因此我养的那只“鹧鸪头”就更需要重点保护啦。不管它下不下蛋,一直就精心喂养、供着它活到了八个年头,早已经超过了七年大限。其他的那几只母鸡也都活过了七年,直到我离开了农村都没有舍得把他们处理掉。老人们说“鸡六犬八”就是认为鸡一般的也就能活六年,大多数母鸡活不到五年,因为母鸡老了就不怎么下蛋,没有了经济价值,大都被杀掉吃肉,因此就见不到活七年以上的老母鸡了。
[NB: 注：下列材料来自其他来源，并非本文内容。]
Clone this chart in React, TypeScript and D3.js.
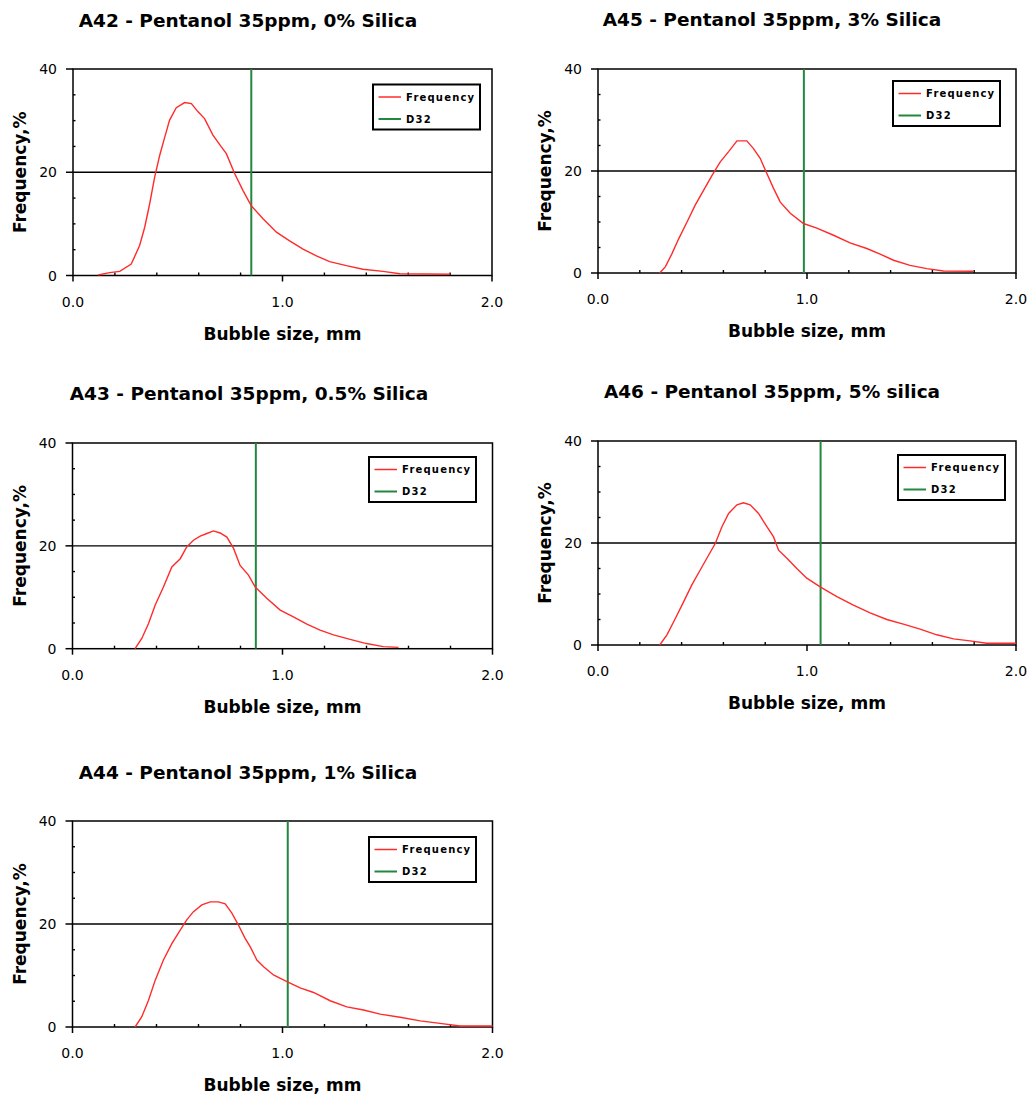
import React from "react";
import * as d3 from "d3";

// Bubble size distributions (mm vs frequency %) and Sauter mean diameter D32
const sizeA42 = [0.12, 0.175, 0.223, 0.278, 0.318, 0.342, 0.366, 0.39, 0.414, 0.438, 0.461, 0.493, 0.533, 0.565, 0.597, 0.628, 0.668, 0.708, 0.732, 0.772, 0.811, 0.851, 0.907, 0.971, 1.034, 1.098, 1.162, 1.225, 1.305, 1.384, 1.48, 1.56, 1.8];
const freqA42 = [0.1, 0.55, 0.8, 2.2, 5.8, 9.3, 13.9, 19.1, 23.3, 26.8, 30.1, 32.5, 33.5, 33.3, 31.7, 30.4, 27.2, 24.9, 23.6, 19.7, 16.5, 13.5, 11.0, 8.4, 6.7, 5.1, 3.8, 2.7, 1.9, 1.2, 0.8, 0.35, 0.25];
const d32A42 = 0.851;

const sizeA45 = [0.295, 0.322, 0.354, 0.386, 0.426, 0.465, 0.505, 0.545, 0.585, 0.625, 0.665, 0.712, 0.744, 0.776, 0.808, 0.84, 0.872, 0.92, 0.983, 1.047, 1.127, 1.206, 1.286, 1.35, 1.414, 1.493, 1.573, 1.653, 1.796];
const freqA45 = [0, 1.2, 3.8, 6.7, 10.0, 13.3, 16.2, 19.1, 21.8, 23.8, 25.9, 25.9, 24.4, 22.5, 19.5, 16.6, 13.9, 11.7, 9.7, 8.8, 7.4, 5.9, 4.8, 3.7, 2.5, 1.5, 0.85, 0.4, 0.33];
const d32A45 = 0.985;

const sizeA43 = [0.298, 0.33, 0.362, 0.394, 0.433, 0.473, 0.513, 0.544, 0.576, 0.608, 0.64, 0.671, 0.703, 0.735, 0.767, 0.798, 0.838, 0.87, 0.925, 0.989, 1.052, 1.116, 1.179, 1.243, 1.322, 1.4, 1.48, 1.552];
const freqA43 = [0, 2.0, 4.9, 8.5, 12.0, 15.9, 17.5, 19.8, 21.1, 21.9, 22.4, 22.9, 22.5, 21.7, 19.5, 16.2, 14.3, 12.0, 9.8, 7.5, 6.2, 4.8, 3.6, 2.7, 1.8, 1.0, 0.4, 0.26];
const d32A43 = 0.873;

const sizeA46 = [0.295, 0.33, 0.37, 0.41, 0.449, 0.489, 0.529, 0.561, 0.593, 0.625, 0.665, 0.696, 0.728, 0.768, 0.808, 0.84, 0.864, 0.904, 0.951, 0.999, 1.063, 1.143, 1.222, 1.302, 1.382, 1.461, 1.541, 1.621, 1.701, 1.78, 1.86, 2.0];
const freqA46 = [0, 2.0, 5.2, 8.5, 11.8, 14.7, 17.6, 19.9, 23.2, 25.8, 27.5, 27.9, 27.5, 25.8, 23.2, 21.2, 18.6, 17.0, 15.0, 13.1, 11.4, 9.5, 7.8, 6.3, 5.0, 4.1, 3.1, 2.0, 1.2, 0.8, 0.33, 0.33];
const d32A46 = 1.065;

const sizeA44 = [0.298, 0.33, 0.362, 0.394, 0.433, 0.473, 0.513, 0.544, 0.576, 0.616, 0.656, 0.695, 0.727, 0.759, 0.79, 0.822, 0.846, 0.878, 0.91, 0.957, 1.021, 1.084, 1.148, 1.227, 1.306, 1.386, 1.465, 1.56, 1.656, 1.75, 1.846, 2.0];
const freqA44 = [0, 2.0, 5.2, 9.1, 13.0, 16.2, 18.8, 20.8, 22.4, 23.7, 24.3, 24.3, 23.9, 22.1, 19.8, 17.2, 15.6, 13.0, 11.7, 10.1, 8.8, 7.6, 6.7, 5.1, 3.9, 3.3, 2.5, 1.9, 1.2, 0.7, 0.2, 0.2];
const d32A44 = 1.025;

const titles = [
  "A42 - Pentanol 35ppm, 0% Silica",
  "A45 - Pentanol 35ppm, 3% Silica",
  "A43 - Pentanol 35ppm, 0.5% Silica",
  "A46 - Pentanol 35ppm, 5% silica",
  "A44 - Pentanol 35ppm, 1% Silica",
];

const xTicks = [0, 1, 2];
const yTicks = [0, 20, 40];
const xMinorTicks = [0.2, 0.4, 0.6, 0.8, 1.2, 1.4, 1.6, 1.8];
const yMinorTicks = [5, 10, 15, 25, 30, 35];
const gridValues = [20];
const legendLabels = ["Frequency", "D32"];

const xLabel = "Bubble size, mm";
const yLabel = "Frequency,%";

// Plot frame and legend placement of each panel
const layouts = [
  { left: 73, top: 69, right: 492, bottom: 275.5, legendX: 373, legendY: 84.5, titleX: 248, titleY: 20 },
  { left: 598, top: 69, right: 1016, bottom: 273, legendX: 893, legendY: 81, titleX: 772, titleY: 19.5 },
  { left: 72.5, top: 443, right: 492.5, bottom: 648.7, legendX: 369, legendY: 457, titleX: 249, titleY: 393 },
  { left: 598, top: 441, right: 1016, bottom: 645, legendX: 898, legendY: 455, titleX: 772, titleY: 390.7 },
  { left: 72.5, top: 821, right: 492.5, bottom: 1027, legendX: 369, legendY: 837, titleX: 248, titleY: 771.7 },
];

const panelData = [
  { sizes: sizeA42, freqs: freqA42, d32: d32A42 },
  { sizes: sizeA45, freqs: freqA45, d32: d32A45 },
  { sizes: sizeA43, freqs: freqA43, d32: d32A43 },
  { sizes: sizeA46, freqs: freqA46, d32: d32A46 },
  { sizes: sizeA44, freqs: freqA44, d32: d32A44 },
];

const RED = "#ff2b2b";
const GREEN = "#23873f";
const BOLD = "'DejaVu Sans', Verdana, sans-serif";

function Panel({ idx }: { idx: number }) {
  const L = layouts[idx];
  const D = panelData[idx];
  const x = d3.scaleLinear().domain([0, 2]).range([L.left, L.right]);
  const y = d3.scaleLinear().domain([0, 40]).range([L.bottom, L.top]);
  const pts: [number, number][] = D.sizes.map((s, i) => [s, D.freqs[i]]);
  const line = d3
    .line<[number, number]>()
    .x((d) => x(d[0]))
    .y((d) => y(d[1]))
    .curve(d3.curveLinear);
  const cx = (L.left + L.right) / 2;
  const cy = (L.top + L.bottom) / 2;
  const lg = { w: 107, h: 45 };

  return (
    <g>
      <text
        x={L.titleX}
        y={L.titleY + 6.8}
        textAnchor="middle"
        fontFamily={BOLD}
        fontWeight="bold"
        fontSize={18.5}
        fill="#000"
      >
        {titles[idx]}
      </text>

      {/* gridline at 20 */}
      {gridValues.map((g) => (
        <line key={g} x1={L.left} x2={L.right} y1={y(g)} y2={y(g)} stroke="#000" strokeWidth={1.4} />
      ))}

      {/* frame */}
      <rect
        x={L.left}
        y={L.top}
        width={L.right - L.left}
        height={L.bottom - L.top}
        fill="none"
        stroke="#000"
        strokeWidth={1.5}
      />

      {/* y ticks */}
      {yTicks.map((t) => (
        <g key={"y" + t}>
          <line x1={L.left - 7} x2={L.left} y1={y(t)} y2={y(t)} stroke="#000" strokeWidth={1.5} />
          <text
            x={L.left - 16}
            y={y(t) + 5}
            textAnchor="end"
            fontFamily={BOLD}
            fontSize={14}
            fill="#000"
          >
            {t}
          </text>
        </g>
      ))}
      {yMinorTicks.map((t) => (
        <line key={"ym" + t} x1={L.left} x2={L.left + 2.5} y1={y(t)} y2={y(t)} stroke="#000" strokeWidth={1.4} />
      ))}

      {/* x ticks */}
      {xTicks.map((t) => (
        <g key={"x" + t}>
          <line x1={x(t)} x2={x(t)} y1={L.bottom} y2={L.bottom + 6} stroke="#000" strokeWidth={1.5} />
          <text
            x={x(t)}
            y={L.bottom + 31}
            textAnchor="middle"
            fontFamily={BOLD}
            fontSize={14}
            fill="#000"
          >
            {d3.format(".1f")(t)}
          </text>
        </g>
      ))}
      {xMinorTicks.map((t) => (
        <line key={"xm" + t} x1={x(t)} x2={x(t)} y1={L.bottom} y2={L.bottom - 3} stroke="#000" strokeWidth={1.4} />
      ))}

      {/* D32 marker */}
      <line x1={x(D.d32)} x2={x(D.d32)} y1={L.top} y2={L.bottom} stroke={GREEN} strokeWidth={2} />

      {/* frequency curve */}
      <path d={line(pts) || ""} fill="none" stroke={RED} strokeWidth={1.4} />

      {/* axis titles */}
      <text
        x={cx}
        y={L.bottom + 64}
        textAnchor="middle"
        fontFamily={BOLD}
        fontWeight="bold"
        fontSize={17}
        fill="#000"
      >
        {xLabel}
      </text>
      <text
        transform={`translate(${L.left - 47},${cy}) rotate(-90)`}
        textAnchor="middle"
        fontFamily={BOLD}
        fontWeight="bold"
        fontSize={17}
        fill="#000"
      >
        {yLabel}
      </text>

      {/* legend */}
      <g transform={`translate(${L.legendX},${L.legendY})`}>
        <rect x={0} y={0} width={lg.w} height={lg.h} fill="#fff" stroke="#000" strokeWidth={2} />
        {legendLabels.map((lab, i) => (
          <g key={lab} transform={`translate(0,${12.5 + i * 22})`}>
            <line x1={5.5} x2={28} y1={0} y2={0} stroke={i === 0 ? RED : GREEN} strokeWidth={i === 0 ? 1.5 : 2} />
            <text
              x={33}
              y={3.8}
              fontFamily={BOLD}
              fontWeight="bold"
              fontSize={10}
              letterSpacing={1.2}
              fill="#000"
            >
              {lab}
            </text>
          </g>
        ))}
      </g>
    </g>
  );
}

export default function App() {
  return (
    <svg
      width={1032}
      height={1099}
      style={{ position: "absolute", left: 0, top: 0, background: "#fff" }}
    >
      <rect width={1032} height={1099} fill="#fff" />
      {layouts.map((_, i) => (
        <Panel key={i} idx={i} />
      ))}
    </svg>
  );
}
事过多年,大概是1993年吧,我在广州的一家五星级的大酒店里,当地合作的装饰公司的老板请我们几个负责人吃饭。广东人没有什么生物是能够吃而不吃的,招待我们最讲究的也肯定是“物以稀为贵”的食品。首先端上来的例汤是“猫头鹰汤”,赴宴的每个人面前都敬上的直径八公分、高十来公分的一小瓦罐汤就叫做一例。当时就价值一百二十元一例(那个时候的一百元可值钱了)北方人都觉得“夜猫子进宅”不是吉祥的东西,怎么能够吃呢?我们的同事们尝都不敢尝,那真是可惜了东道主的一番心意了。
还记得那宴席上其中的一道主菜叫做“龙凤呈祥”。其原料主要就是用一条毒蛇和一只老母鸡做的名菜。我一打听仅这一道菜就价值一千五百元。我问服务员为什么这菜那么贵呢?服务员回答说:这是一条多年野生、剧毒的当地称作“过山峰”的毒蛇,在捕捉和烹饪时,大师傅都是要冒着生命危险加工、制作的,因此非常珍贵。

而那只走地鸡是散养了七年的老母鸡,需要小火慢炖三天三夜才能煮好出味来呢。这么稀有你们还嫌贵,你们上哪里也找不到七年的老母鸡呀。“唉呦喂”!她们哪里知道,想当年我养的那些鸡全都是七年以上的鸡,如果要搁到现在来说,那得要值多少钱呀?